January 26, 1557
Purging False Teaching at Cambridge

Cambridge Visitation of 1557

On January 26, 1557, a solemn visitation was held at Cambridge University under Cardinal Reginald Pole, seeking to purge the university’s pulpits and schools of lingering doctrinal error. In a formal sentence, two deceased Protestant scholars—Martin Bucer and Paulus Phagius—were excommunicated and anathematized, their continuing influence judged harmful to faith and worship. Orders followed that their remains be removed from consecrated ground and publicly burned, and that an interdict fall upon those who kept heretical books.

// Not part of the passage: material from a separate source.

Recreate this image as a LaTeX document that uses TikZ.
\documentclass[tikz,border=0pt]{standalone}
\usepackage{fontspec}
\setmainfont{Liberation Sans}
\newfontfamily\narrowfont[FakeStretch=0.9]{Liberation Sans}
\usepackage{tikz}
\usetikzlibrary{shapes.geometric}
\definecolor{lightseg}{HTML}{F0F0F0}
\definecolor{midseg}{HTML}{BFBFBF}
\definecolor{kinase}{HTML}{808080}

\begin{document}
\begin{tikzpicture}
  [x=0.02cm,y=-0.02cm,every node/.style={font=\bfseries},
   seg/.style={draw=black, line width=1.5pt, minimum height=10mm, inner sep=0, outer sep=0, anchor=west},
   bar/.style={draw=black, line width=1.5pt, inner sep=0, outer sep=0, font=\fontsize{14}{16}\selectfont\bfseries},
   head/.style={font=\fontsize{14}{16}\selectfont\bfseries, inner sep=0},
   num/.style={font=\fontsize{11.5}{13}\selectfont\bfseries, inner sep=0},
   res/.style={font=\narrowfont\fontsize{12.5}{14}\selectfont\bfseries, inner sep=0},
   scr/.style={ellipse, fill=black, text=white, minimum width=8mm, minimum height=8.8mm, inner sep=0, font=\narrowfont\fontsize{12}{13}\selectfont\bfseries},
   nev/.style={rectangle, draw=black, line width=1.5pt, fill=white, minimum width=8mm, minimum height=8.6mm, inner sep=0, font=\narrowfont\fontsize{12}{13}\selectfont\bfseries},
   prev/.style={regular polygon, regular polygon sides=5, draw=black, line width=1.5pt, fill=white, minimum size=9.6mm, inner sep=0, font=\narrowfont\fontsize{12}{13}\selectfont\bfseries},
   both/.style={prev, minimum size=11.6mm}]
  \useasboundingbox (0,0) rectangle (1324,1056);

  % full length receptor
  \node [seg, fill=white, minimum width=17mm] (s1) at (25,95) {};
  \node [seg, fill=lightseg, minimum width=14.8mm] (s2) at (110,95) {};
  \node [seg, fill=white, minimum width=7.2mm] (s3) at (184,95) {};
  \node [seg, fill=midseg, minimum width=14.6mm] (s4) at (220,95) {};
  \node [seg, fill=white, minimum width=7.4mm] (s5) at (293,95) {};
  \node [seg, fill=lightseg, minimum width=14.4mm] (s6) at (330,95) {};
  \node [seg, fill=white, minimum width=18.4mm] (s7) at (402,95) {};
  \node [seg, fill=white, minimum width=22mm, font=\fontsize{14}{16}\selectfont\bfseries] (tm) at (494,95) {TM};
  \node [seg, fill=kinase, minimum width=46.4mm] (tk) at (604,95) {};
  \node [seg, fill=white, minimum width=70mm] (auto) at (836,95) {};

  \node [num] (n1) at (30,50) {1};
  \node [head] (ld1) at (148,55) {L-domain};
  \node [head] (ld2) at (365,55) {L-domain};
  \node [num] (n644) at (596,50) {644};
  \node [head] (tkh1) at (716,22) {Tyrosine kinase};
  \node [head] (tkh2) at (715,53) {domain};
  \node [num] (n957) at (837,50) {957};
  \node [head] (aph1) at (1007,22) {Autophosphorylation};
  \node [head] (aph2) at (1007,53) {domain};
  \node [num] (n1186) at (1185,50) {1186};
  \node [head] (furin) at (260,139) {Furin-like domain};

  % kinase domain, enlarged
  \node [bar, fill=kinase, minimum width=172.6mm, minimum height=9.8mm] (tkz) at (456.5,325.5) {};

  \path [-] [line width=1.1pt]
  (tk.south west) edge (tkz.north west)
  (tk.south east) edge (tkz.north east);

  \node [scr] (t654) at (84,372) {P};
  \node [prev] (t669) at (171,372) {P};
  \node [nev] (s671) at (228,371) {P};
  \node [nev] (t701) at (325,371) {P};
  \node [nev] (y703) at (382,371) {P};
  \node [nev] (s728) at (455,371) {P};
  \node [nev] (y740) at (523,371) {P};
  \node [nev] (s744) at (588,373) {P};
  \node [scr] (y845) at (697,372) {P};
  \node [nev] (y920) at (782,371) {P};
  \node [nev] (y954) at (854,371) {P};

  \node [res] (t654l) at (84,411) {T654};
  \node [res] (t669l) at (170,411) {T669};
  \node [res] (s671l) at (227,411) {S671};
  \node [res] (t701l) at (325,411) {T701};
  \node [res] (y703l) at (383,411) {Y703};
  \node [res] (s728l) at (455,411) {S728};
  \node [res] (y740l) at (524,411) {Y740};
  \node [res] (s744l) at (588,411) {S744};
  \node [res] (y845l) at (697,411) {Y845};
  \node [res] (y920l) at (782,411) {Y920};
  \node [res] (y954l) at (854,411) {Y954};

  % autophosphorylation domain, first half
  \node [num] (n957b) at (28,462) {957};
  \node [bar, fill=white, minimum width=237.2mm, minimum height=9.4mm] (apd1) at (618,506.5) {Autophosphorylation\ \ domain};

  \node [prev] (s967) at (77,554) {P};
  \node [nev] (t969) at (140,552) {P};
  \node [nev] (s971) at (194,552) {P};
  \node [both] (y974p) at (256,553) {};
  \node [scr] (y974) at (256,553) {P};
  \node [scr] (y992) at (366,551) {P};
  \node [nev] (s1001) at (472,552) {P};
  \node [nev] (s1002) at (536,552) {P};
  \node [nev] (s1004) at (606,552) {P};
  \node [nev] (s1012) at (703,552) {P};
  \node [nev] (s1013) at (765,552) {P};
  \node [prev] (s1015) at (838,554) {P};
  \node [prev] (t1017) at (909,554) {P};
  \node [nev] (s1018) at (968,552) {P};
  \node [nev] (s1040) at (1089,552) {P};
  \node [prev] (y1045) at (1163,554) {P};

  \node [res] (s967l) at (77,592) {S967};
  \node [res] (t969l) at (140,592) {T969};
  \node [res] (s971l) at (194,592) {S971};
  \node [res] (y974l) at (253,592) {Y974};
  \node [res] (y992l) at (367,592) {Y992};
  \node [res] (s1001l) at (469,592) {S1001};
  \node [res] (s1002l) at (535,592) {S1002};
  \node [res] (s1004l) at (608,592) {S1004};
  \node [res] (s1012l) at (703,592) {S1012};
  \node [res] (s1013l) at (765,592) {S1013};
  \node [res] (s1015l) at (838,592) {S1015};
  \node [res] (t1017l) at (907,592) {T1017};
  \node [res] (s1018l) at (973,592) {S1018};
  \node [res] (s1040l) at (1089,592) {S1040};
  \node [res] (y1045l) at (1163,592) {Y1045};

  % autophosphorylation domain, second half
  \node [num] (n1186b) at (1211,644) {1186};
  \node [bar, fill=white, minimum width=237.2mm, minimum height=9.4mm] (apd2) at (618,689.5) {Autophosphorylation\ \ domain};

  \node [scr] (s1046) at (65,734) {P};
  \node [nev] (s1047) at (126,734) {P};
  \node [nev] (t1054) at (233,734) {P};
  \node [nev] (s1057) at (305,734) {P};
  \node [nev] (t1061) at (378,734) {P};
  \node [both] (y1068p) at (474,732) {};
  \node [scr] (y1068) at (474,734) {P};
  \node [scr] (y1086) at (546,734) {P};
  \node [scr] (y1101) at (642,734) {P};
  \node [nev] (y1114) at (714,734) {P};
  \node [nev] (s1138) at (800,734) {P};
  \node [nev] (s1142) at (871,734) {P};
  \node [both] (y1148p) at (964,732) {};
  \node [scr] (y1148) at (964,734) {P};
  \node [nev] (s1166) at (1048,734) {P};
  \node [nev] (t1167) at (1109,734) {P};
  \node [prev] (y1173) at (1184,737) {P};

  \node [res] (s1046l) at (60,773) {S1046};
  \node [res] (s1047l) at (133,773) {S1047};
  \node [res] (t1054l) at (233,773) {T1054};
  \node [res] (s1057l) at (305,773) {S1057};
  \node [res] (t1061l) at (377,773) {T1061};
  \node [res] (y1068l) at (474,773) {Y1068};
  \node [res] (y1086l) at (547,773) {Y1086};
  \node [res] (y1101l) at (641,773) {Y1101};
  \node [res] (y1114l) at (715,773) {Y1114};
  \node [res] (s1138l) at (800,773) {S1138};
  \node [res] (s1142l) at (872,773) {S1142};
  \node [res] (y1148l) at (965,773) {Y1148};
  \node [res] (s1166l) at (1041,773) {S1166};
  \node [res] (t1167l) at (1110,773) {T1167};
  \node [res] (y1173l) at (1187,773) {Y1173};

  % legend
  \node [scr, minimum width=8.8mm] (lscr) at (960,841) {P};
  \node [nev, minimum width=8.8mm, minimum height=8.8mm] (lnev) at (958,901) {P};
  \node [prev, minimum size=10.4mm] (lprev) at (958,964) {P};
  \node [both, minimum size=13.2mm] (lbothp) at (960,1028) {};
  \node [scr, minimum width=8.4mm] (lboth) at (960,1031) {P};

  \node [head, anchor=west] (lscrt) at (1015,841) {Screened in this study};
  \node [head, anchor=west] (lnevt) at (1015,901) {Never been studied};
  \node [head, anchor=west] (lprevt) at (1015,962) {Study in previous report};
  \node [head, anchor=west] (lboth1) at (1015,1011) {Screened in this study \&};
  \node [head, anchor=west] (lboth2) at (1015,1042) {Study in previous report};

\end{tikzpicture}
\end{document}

The visitation reflected a conviction that Christ’s church is not merely a place of learning, but a flock to be guarded. Scripture charges overseers to protect God’s people from destructive teaching: “Keep watch over yourselves and the entire flock… Be shepherds of the church of God” (Acts 20:28). In an age when sermons and university lectures shaped a nation’s conscience, Cambridge’s schools were treated as spiritual battlegrounds, not neutral ground.

Reginald Pole (1500–1558)

Pole served as Archbishop of Canterbury and a leading figure in England’s return to Roman obedience under Queen Mary I. His visitation at Cambridge displayed the courage—rightly ordered—to correct what was believed to endanger souls. Such courage is not mere severity; it is a willingness to bear reproach in order to preserve what is holy, especially where influential minds can mislead many.

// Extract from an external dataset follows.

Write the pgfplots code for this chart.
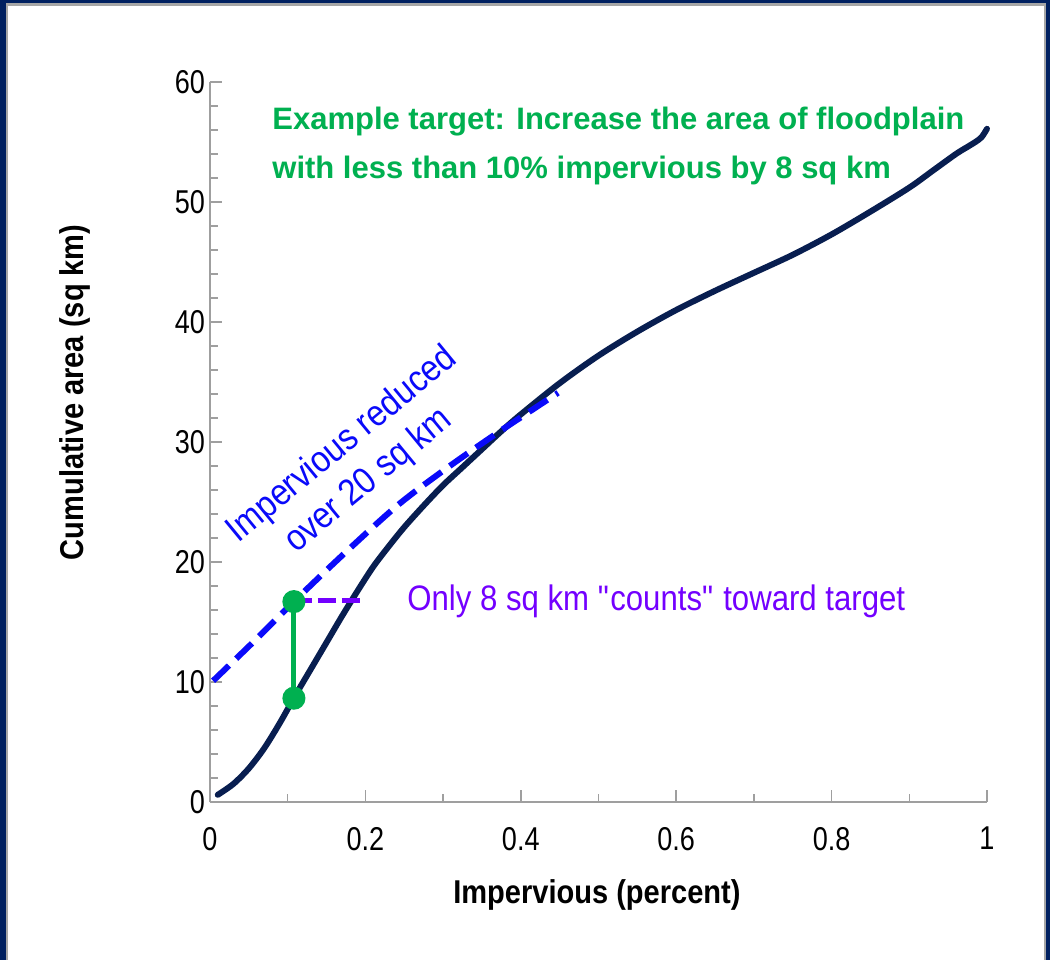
\documentclass[border=0pt]{standalone}
\usepackage{fontspec}
\setmainfont{Liberation Sans}[FakeStretch=0.88]
\newfontfamily\widefont{Liberation Sans}
\newfontfamily\narrowfont{Liberation Sans}[FakeStretch=0.82]
\newcommand\sq{\XeTeXglyph\XeTeXglyphindex "quotedbl" \relax}
\usepackage{pgfplots}
\pgfplotsset{compat=1.18}
\definecolor{framenavy}{RGB}{0,32,96}
\definecolor{curvenavy}{RGB}{8,30,80}
\definecolor{dashblue}{RGB}{10,10,250}
\definecolor{vio}{RGB}{115,0,255}
\definecolor{grn}{RGB}{0,176,80}
\begin{document}
\begin{tikzpicture}
\useasboundingbox (-105pt,-79pt) rectangle (420pt,401pt);
\fill[framenavy] (-105pt,-79pt) rectangle (420pt,401pt);
\fill[gray!70] (-102pt,-79pt) rectangle (418pt,399.5pt);
\fill[white] (-101pt,-79pt) rectangle (417pt,398pt);
\begin{axis}[
  width=388.5pt, height=360pt, scale only axis,
  xmin=0, xmax=1, ymin=0, ymax=60,
  axis x line*=bottom, axis y line*=left,
  tick pos=left,
  axis line style={draw=gray!75, line width=1pt, -},
  xtick={0,0.2,0.4,0.6,0.8,1},
  xticklabels={0,0.2,0.4,0.6,0.8,1},
  ytick={0,10,20,30,40,50,60},
  minor x tick num=1, minor y tick num=4,
  tick align=inside, major tick length=6pt, minor tick length=4pt,
  tick style={draw=gray!75, line width=0.75pt},
  /pgf/number format/assume math mode=true,
  ticklabel style={font=\narrowfont\fontsize{16.5}{20}\selectfont},
  xticklabel style={yshift=-9pt},
  yticklabel style={xshift=1pt},
  xlabel={Impervious (percent)},
  ylabel={Cumulative area (sq km)},
  label style={font=\bfseries\fontsize{16.5}{19}\selectfont},
  xlabel style={at={(axis description cs:0.498,-0.129)}, anchor=center},
  ylabel style={at={(axis description cs:-0.1737,0.569)}, anchor=center},
  clip=false,
]
\addplot[curvenavy, line width=3pt, smooth, line cap=round] coordinates {
(0.01,0.6) (0.03,1.5) (0.05,2.8) (0.07,4.5) (0.09,6.6) (0.11,8.9)
(0.13,11.1) (0.15,13.3) (0.17,15.5) (0.19,17.6) (0.21,19.6) (0.23,21.3)
(0.25,22.9) (0.275,24.7) (0.3,26.4) (0.325,27.9) (0.35,29.4) (0.375,30.9)
(0.4,32.3) (0.45,34.9) (0.5,37.2) (0.55,39.2) (0.6,41.0) (0.65,42.6)
(0.7,44.1) (0.75,45.6) (0.8,47.3) (0.85,49.2) (0.9,51.2) (0.93,52.6)
(0.96,54.0) (0.975,54.6) (0.985,55.0) (0.993,55.4) (1.0,56.1)
};
\addplot[dashblue, line width=3pt, smooth, dash pattern=on 11pt off 5pt] coordinates {
(0.004,10.1) (0.06,13.6) (0.108,16.7) (0.171,20.6) (0.241,24.7) (0.3,27.6) (0.364,30.5) (0.448,34.1)
};
\addplot[vio, line width=2.5pt, dash pattern=on 9pt off 3pt] coordinates {(0.108,16.8) (0.2,16.8)};
\addplot[grn, line width=2.5pt, mark=*, mark size=4.5pt, mark options={fill=grn, draw=grn, solid}] coordinates {(0.108,8.65) (0.108,16.7)};
\node[anchor=base west, text=grn, font=\widefont\bfseries\fontsize{15.5}{18}\selectfont, inner sep=0pt] at (axis cs:0.0798,56.08) {Example target: Increase the area of floodplain};
\node[anchor=base west, text=grn, font=\widefont\bfseries\fontsize{15.5}{18}\selectfont, inner sep=0pt] at (axis cs:0.0798,52.0) {with less than 10\% impervious by 8 sq km};
\node[anchor=base west, text=vio, font=\fontsize{17.7}{21}\selectfont, inner sep=0pt] at (axis cs:0.2535,15.92) {Only 8 sq km \sq counts\sq{} toward target};
\node[anchor=base, rotate=39.5, text=dashblue, font=\fontsize{18.5}{21}\selectfont, inner sep=0pt] at (axis cs:0.1782,29.125) {Impervious reduced};
\node[anchor=base, rotate=39.5, text=dashblue, font=\fontsize{18.5}{21}\selectfont, inner sep=0pt] at (axis cs:0.2124,26.125) {over 20 sq km};
\end{axis}
\end{tikzpicture}
\end{document}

Martin Bucer and Paulus Phagius

Bucer (1491–1551), a reformer from Strasbourg, and Phagius (1504–1549), a noted Hebraist, had been welcomed earlier into Cambridge’s academic life. Though dead, their writings and reputations continued to form students and clergy. The decision to condemn them posthumously signaled that error is not rendered harmless by time, and that repentance and truth must be called for even when ideas have become fashionable.

The episode remains a sobering witness to the duty of discernment. Believers are urged “to contend earnestly for the faith once for all entrusted to the saints” (Jude 1:3). Whatever one makes of the methods employed, the moral lesson endures: shepherds must guard Christ’s flock with steadfastness, and the learned as well as the simple must be summoned to humility, repentance, and purity of faith.